In 2003 Barrett Gibson Lyon created the Opte Project, an internet mapping project that uses virtual graphics and open source software to provide an accurate map of the internet.
It all began when the internet entrepreneur was finishing his studies at California State University in Sacramento while also working as a penetration tester. Which, in essence, is an ethical hacker that helps businesses identify and resolve vulnerabilities that affect their digital security. And the formula he came up with at work put the basis of the network mapping visualization that is the Opte Project.
The Electric Eye – The Opte Project
“That formula ended up being an easy piece of software to write, so I just started having this software do all the work for me,” state Lyon.
The maps looked like a nebula of countless, overlapping starbursts connected by branch-like lines that represent the internet at a specific point in time.
“What you’re looking at is not a real world. You’re looking at a representation of this different dimension, so to speak,” says Lyon. “The Internet is really big, very connected, and extremely complex. It’s this whole world you can’t see. That’s the fun part of visualizing it.”
The growth of the Internet from 1997 to 2021.
For instance, in a 2003 print screen of such a map from the project, the different colored lines indicate the location of the IP space, while each line shows the communication between two internet protocol (IP) addresses and the length of the lines denotes the delay between the two nodes. Red lines, for example, represent Asia and the Pacific Islands, while the dark blue ones correspond to North America.
The image itself “was based on a technology called ‘traceroute,’” that displays possible routes and measures the transit delays of packets across an Internet Protocol network. “It would be like driving each road in the world systematically and then drawing that out,” explains Lyon.
“When I look at it, each one of those little squiggles and wiggles is human beings doing something,” Lyon says. “People actually using the network, building the network, literally going across oceans and mountains with fiber optic cables and digging ditches. All of that work is reflected in one snapshot. But some countries are not actually very connected and that enables control.”
The Opthe Project is as much art as it is research and documentation.
However, a 2010 exhibit of the original Opte viewable at the Museum of Modern Art (MoMA) in New York and in an edition of Discover Magazine, used Border Gateway Protocol (BGP) as data points instead of traceroutes, in order to create a more accurate view of the internet. More recent maps even show BGP route leaks, which are incidents that involve “the propagation of routing announcement(s) beyond their intended scope” according to The Internet Engineering Task Force’s (IETF) definition, or more exactly, events where the data that was meant to go on a certain path was accidentally or maliciously redirected to other parts of the network.

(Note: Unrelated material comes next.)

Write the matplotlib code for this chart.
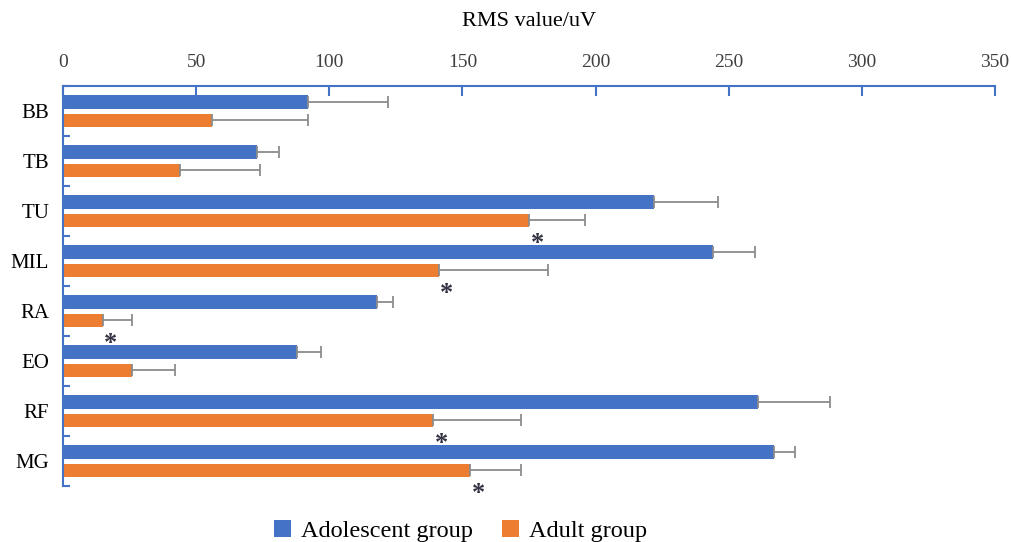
import matplotlib.pyplot as plt
import numpy as np

muscles = ['BB', 'TB', 'TU', 'MIL', 'RA', 'EO', 'RF', 'MG']
adolescent = [92, 73, 222, 244, 118, 88, 261, 267]
adolescent_sd = [30, 8, 24, 16, 6, 9, 27, 8]
adult = [56, 44, 175, 141, 15, 26, 139, 153]
adult_sd = [36, 30, 21, 41, 11, 16, 33, 19]
significant = [False, False, True, True, True, False, True, True]

blue = '#4472C4'
orange = '#ED7D31'
serif = ['Liberation Serif', 'DejaVu Serif']

fig = plt.figure(figsize=(10.12, 5.42), dpi=100)
ax = fig.add_axes([0.0623, 0.1033, 0.921, 0.738])

y = np.arange(len(muscles))
h = 0.27
err_kw = dict(ecolor='#8c8c8c', elinewidth=1.3, capsize=4, capthick=1.3)
ax.barh(y - 0.185, adolescent, height=h, color=blue, xerr=[np.zeros(8), adolescent_sd],
        error_kw=err_kw, label='Adolescent group')
ax.barh(y + 0.185, adult, height=h, color=orange, xerr=[np.zeros(8), adult_sd],
        error_kw=err_kw, label='Adult group')

# asterisks under the adult bars
for i, s in enumerate(significant):
    if s:
        ax.text(adult[i] + 3, i + 0.65, '*', ha='center', va='center',
                fontsize=19, color='#333344', family=serif, fontweight='bold')

ax.set_xlim(0, 350)
ax.set_ylim(len(muscles) - 0.5, -0.5)
ax.xaxis.tick_top()
ax.xaxis.set_label_position('top')
ax.set_xticks(range(0, 351, 50))
ax.tick_params(axis='x', direction='in', length=7, width=1.5, color=blue,
               labelsize=14, labelcolor='#404040', pad=11)
for lab in ax.get_xticklabels():
    lab.set_family(serif)

ax.set_yticks(y)
ax.set_yticklabels(muscles, family=serif, fontsize=15)
ax.set_yticks(np.arange(-0.5, len(muscles), 1), minor=True)
ax.tick_params(axis='y', which='major', length=0, pad=10)
ax.tick_params(axis='y', which='minor', direction='in', length=5, width=1.5, color=blue)

ax.set_xlabel('RMS value/uV', family=serif, fontsize=16, labelpad=20)

for side in ['right', 'bottom']:
    ax.spines[side].set_visible(False)
for side in ['top', 'left']:
    ax.spines[side].set_color(blue)
    ax.spines[side].set_linewidth(1.5)

leg = fig.legend(loc='lower center', bbox_to_anchor=(0.455, -0.04), ncol=2, frameon=False,
                 prop={'family': 'Liberation Serif', 'size': 17.5}, handlelength=0.7,
                 handleheight=0.7, columnspacing=1.2, handletextpad=0.4)

fig.savefig('out.png', dpi=100)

The Opte Project Can Also Teach Humanity
What’s even more interesting is that the visualizations can also detect the effects of natural disasters and wars, since these are mostly always accompanied by large-scale internet service outages. Such incidents include this year’s Myanmar internet disruptions that were ordered by the military after people mobilized for protests amid reports of uprisings and the detention of political leaders or Iran’s Internet blackout from 2019. An event which was ordered by the Supreme National Security Council and imposed by the Ministry of Information and Communications Technology (Ministry of ICT) following “Bloody November” a series of nationwide civil protests caused by a staggering 50%–200% increase in fuel prices. Lyon confirmed that he is collecting more data in order to create a more accurate picture of any major recent events.
Ever since its conception, the Opte Project has gathered worldwide recognition and has been featured by Time, Cornell University, New Scientist, and Kaspersky Lab, while several of its maps are displayed in art galleries and exhibits such as The Museum of Modern Art and the Museum of Science. Opte’s creator, Lyon has even been called a hero by the American Organization the National Public Radio for his contributions in tracking down Russian extortion groups responsible for denial of service attacks (DoS attacks), cyber-attacks that shut down a computer or a network by disrupting services of a host connected to the Internet. His work has even been featured in the cyber-thriller “Fatal System Error” while his help and the information he provided to multiple law enforcement groups led to the capture of three Russian men responsible for extorting money from banks, Internet casinos, and other web-based businesses.